Nein, nicht direkt. Aber ich weiß, dass er Spaß daran hatte, mit uns zu arbeiten. Außerdem ist er sowieso sehr wählerisch geworden, der produziert nicht mehr viele Bands. Deine Frage an sich kann ich nicht beantworten, darüber haben wir nicht gesprochen, es war aber eine sehr angenehme Atmosphäre, wir haben viel gelacht, es war keine verkrampfte Studiosituation und wir experimentierten mit viel Spaß, nicht weil wir auf Teufel komm raus irgendwas machen mussten. Und was seine ganzen alten Produktionen anbelangt: Ich glaube, an viele davon kann er sich gar nicht mehr so genau erinnern, aus welchen Gründen auch immer ...

Als Vegetarier interessiert mich natürlich, was hinter dem Song „Eat raw meat = blood drool“ steckt.
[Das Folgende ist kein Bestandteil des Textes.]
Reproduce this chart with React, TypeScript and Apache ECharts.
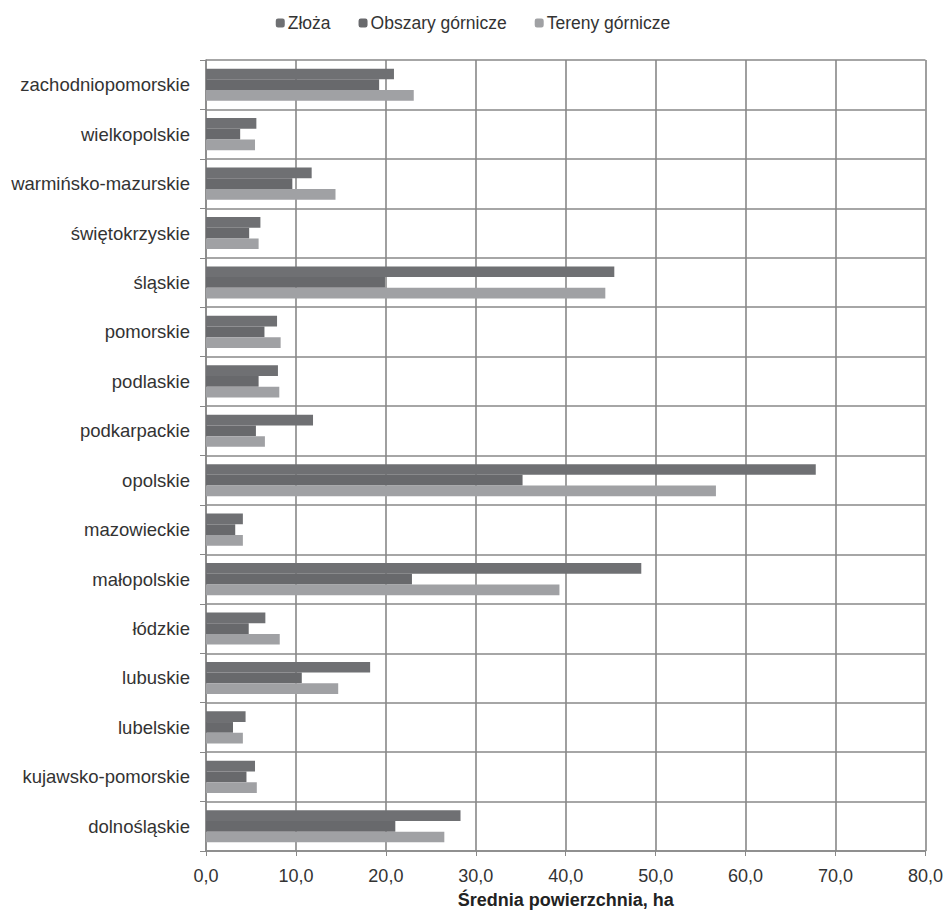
import React, { useEffect, useRef } from "react";
import * as echarts from "echarts";

const categories = [
  "zachodniopomorskie",
  "wielkopolskie",
  "warmińsko-mazurskie",
  "świętokrzyskie",
  "śląskie",
  "pomorskie",
  "podlaskie",
  "podkarpackie",
  "opolskie",
  "mazowieckie",
  "małopolskie",
  "łódzkie",
  "lubuskie",
  "lubelskie",
  "kujawsko-pomorskie",
  "dolnośląskie",
];

const zloza = [20.9, 5.6, 11.75, 6.05, 45.4, 7.9, 8.0, 11.9, 67.8, 4.1, 48.4, 6.6, 18.25, 4.4, 5.45, 28.3];
const obszary = [19.25, 3.8, 9.6, 4.8, 19.9, 6.5, 5.85, 5.55, 35.2, 3.25, 22.9, 4.75, 10.65, 3.0, 4.5, 21.05];
const tereny = [23.1, 5.45, 14.4, 5.85, 44.4, 8.3, 8.15, 6.55, 56.7, 4.1, 39.3, 8.2, 14.7, 4.1, 5.65, 26.5];

const seriesNames = ["Złoża", "Obszary górnicze", "Tereny górnicze"];
const xTicks = [0, 10, 20, 30, 40, 50, 60, 70, 80];

export default function App() {
  const ref = useRef<HTMLDivElement>(null);
  useEffect(() => {
    if (!ref.current) return;
    const chart = echarts.init(ref.current, null, { renderer: "svg" });
    const font = "Liberation Sans, Arial, sans-serif";
    chart.setOption({
      animation: false,
      textStyle: { fontFamily: font },
      legend: {
        data: seriesNames,
        top: 9,
        left: "center",
        itemWidth: 9,
        itemHeight: 9,
        itemGap: 28,
        textStyle: { fontSize: 17.5, color: "#333", fontFamily: font, padding: [0, 0, 0, -2] },
      },
      grid: { left: 206, right: 18, top: 60, bottom: 58, containLabel: false },
      xAxis: {
        type: "value",
        min: xTicks[0],
        max: xTicks[xTicks.length - 1],
        interval: 10,
        name: "Średnia powierzchnia, ha",
        nameLocation: "middle",
        nameGap: 40,
        nameTextStyle: { fontSize: 18, fontWeight: "bold", color: "#222", fontFamily: font },
        axisLine: { show: true, lineStyle: { color: "#888", width: 1.5 } },
        axisTick: { show: true, length: 5, lineStyle: { color: "#888" } },
        axisLabel: {
          fontSize: 18,
          color: "#333",
          margin: 16,
          formatter: (v: number) => v.toFixed(1).replace(".", ","),
        },
        splitLine: { show: true, lineStyle: { color: "#888", width: 1.6 } },
      },
      yAxis: {
        type: "category",
        data: categories,
        inverse: true,
        axisLine: { show: true, lineStyle: { color: "#888", width: 1.5 } },
        axisTick: { show: true, length: 6, lineStyle: { color: "#888" } },
        axisLabel: { fontSize: 18.5, color: "#333", margin: 16 },
        splitLine: { show: true, lineStyle: { color: "#888", width: 1.6 } },
      },
      series: [
        { name: seriesNames[0], type: "bar", data: zloza, barWidth: 10.7, barGap: "0%", itemStyle: { color: "#6f7073" } },
        { name: seriesNames[1], type: "bar", data: obszary, barWidth: 10.7, barGap: "0%", itemStyle: { color: "#68696c" } },
        { name: seriesNames[2], type: "bar", data: tereny, barWidth: 10.7, barGap: "0%", itemStyle: { color: "#a0a1a4" } },
      ],
    });
    return () => chart.dispose();
  }, []);
  return (
    <div
      ref={ref}
      style={{ position: "fixed", left: 0, top: 0, width: 946, height: 914, background: "#fff" }}
    />
  );
}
Dieser Song und auch „Like treasure“ drehen sich um die Leute, die unsere Welt kontrollieren, und darum, wie wenig Vertrauen ich in sie habe. In Großbritannien sind derzeit viele Menschen desillusioniert von der Politik, sie können keine Unterschiede erkennen zwischen den beiden großen Parteien, sie können keinen Grund erkennen, für eine der beiden zu stimmen, denn keine kann irgendeine Lösung für die bestehenden Probleme aufzeigen. Die beiden Stücke sind ein zynischer Blick auf die Leute an der Macht. Das Bild, das ich vor meinem inneren Auge sah, war das von Männern in Anzügen, die sich auf rohes Fleisch stürzen, und darüber musste ich lachen und so kam es zu dem Songtitel. Es ist sicher kein Vegetarier-Song, ich bin ja auch selbst Fleischfresser.

Mit dem neuen Album geht auch der Tourzirkus wieder los – mit lauter neuen Instrumenten auf der Bühne?

Ja, wir haben jede Menge Spielzeug auf der Bühne und darauf freue ich mich. Am Ende der letzten Tour wurde hier und da kritisiert, dass bei uns auf der Bühne nicht viel passiert, und das wird jetzt anders sein mit all den Pianos, Keyboards, Synthesizern und so weiter, zwischen denen wir hin und her wechseln. Ich denke, das wird für uns wie die Zuschauer eine neue Erfahrung werden, ich bin gespannt darauf. Aber ein paar Leuten wird das sicher nicht gefallen – egal, mir gefällt es.